Bundeskanzler Friedrich Merz ist bereit, auch in Deutschland eingefrorenes Vermögen der russischen Zentralbank für die Unterstützung der Ukraine zu nutzen. Das erfuhr die Deutsche Presse-Agentur am Rande des EU-Gipfels in Brüssel aus Verhandlungskreisen. Damit kommt Merz einer zentralen Forderung Belgiens nach, Risiken bei einem Zugriff auf russische Staatsgelder auf mehrere EU-Staaten zu verteilen.
Nach Plänen der EU-Kommission sollen die eingefrorenen Vermögenswerte als Sicherheit für Kredite an die Ukraine dienen. In den kommenden zwei Jahren könnten so Darlehen von bis zu 90 Milliarden Euro bereitgestellt werden, langfristig ist ein Volumen von bis zu 210 Milliarden Euro im Gespräch. Russland würde die Gelder dem Konzept zufolge nur dann zurückerhalten, wenn es nach einem Ende des Angriffskriegs Reparationszahlungen leistet.

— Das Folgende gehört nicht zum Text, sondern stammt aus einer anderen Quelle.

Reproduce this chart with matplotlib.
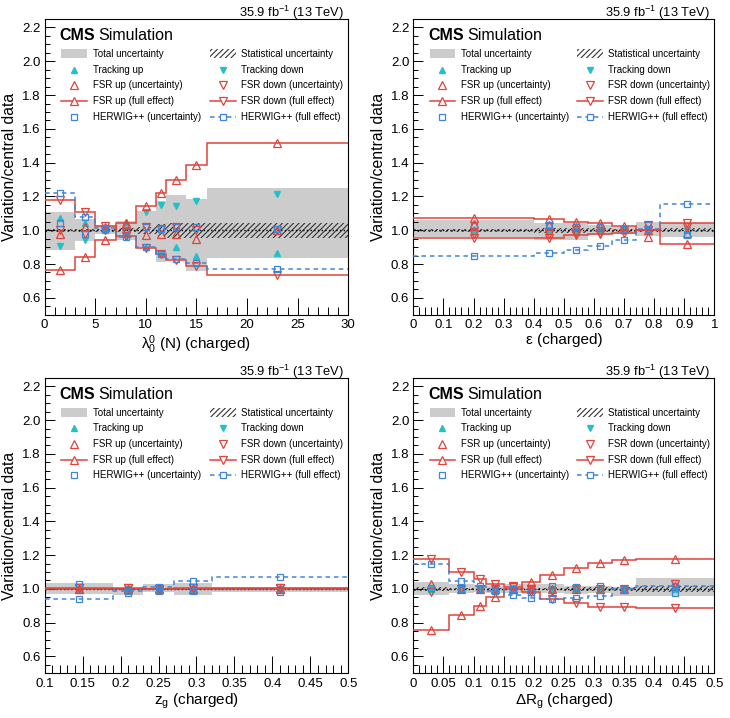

Der geplante Reparationskredit würde keine Einstimmigkeit erfordern, sondern eine qualifizierte Mehrheit von 15 der 27 Mitgliedstaaten.
Deutschland setzte lange auf Nutzung der in Belgien liegenden Gelder
Bislang hatte Deutschland innerhalb der EU darauf verwiesen, dass vor allem in Belgien liegende Gelder genutzt werden sollten. Dort verwahrt der Finanzdienstleister Euroclear russische Zentralbankvermögen in Höhe von rund 185 Milliarden Euro. In Deutschland sei lediglich ein deutlich geringerer, dreistelliger Millionenbetrag betroffen, hieß es aus Regierungskreisen. Belgien forderte jedoch stets eine Beteiligung weiterer Staaten, um mögliche Vergeltungsmaßnahmen Russlands nicht allein tragen zu müssen.
Belgien warnt vor rechtlichen und finanziellen Risiken sowie vor möglichen Enteignungen europäischer Unternehmen in Russland. Der Vorstandsvorsitzende der Deutsch-Russischen Auslandshandelskammer, Matthias Schepp, hatte zuletzt erklärt, deutsches Vermögen von über 100 Milliarden Euro in Russland sei potenziell gefährdet. Deutschland habe deshalb besonders viel zu verlieren.
Wie viel russisches Vermögen liegt in Deutschland?
Wie hoch die in Deutschland eingefrorenen Vermögenswerte der russischen Zentralbank genau sind, gibt die Bundesregierung nicht öffentlich an. Bekannt ist lediglich, dass im Zuge der Sanktionen Vermögenswerte im Umfang von rund 3,5 Milliarden Euro eingefroren oder immobilisiert wurden. Darunter fallen auch Auslandswerte der russischen Zentralbank, die einem Transaktionsverbot unterliegen.
Auf EU-Ebene wächst der Druck, noch auf diesem Gipfel eine Entscheidung über die künftige Finanzierung der Ukraine zu treffen. Merz und andere Staats- und Regierungschefs hoffen, dass eine Einigung gelingt. Für den Fall, dass eingefrorene russische Gelder später durch Urteile oder politische Vereinbarungen freigegeben werden müssten, sieht der Kommissionsvorschlag Garantien der EU-Staaten vor. Diese sollen sicherstellen, dass betroffene Finanzinstitute Russland die Beträge umgehend erstatten könnten. Dänemark plädiert dafür, notfalls auch ohne Belgien voranzugehen und spricht von einem Punkt, an dem die EU „anders handeln“ müsse.
Von der Leyen drängt auf Einigung
EU-Kommissionspräsidentin Ursula von der Leyen zeigte sich zu Beginn des Gipfels zuversichtlich, dass eine Einigung gelingt. Man werde den Europäischen Rat nicht verlassen, ohne eine Lösung für die Finanzierung der Ukraine für die kommenden zwei Jahre gefunden zu haben, sagte sie in Brüssel.
Aus deutschen Regierungskreisen hieß es am Nachmittag, es gebe Bewegung in den Gesprächen, man sei jedoch noch nicht am Ziel.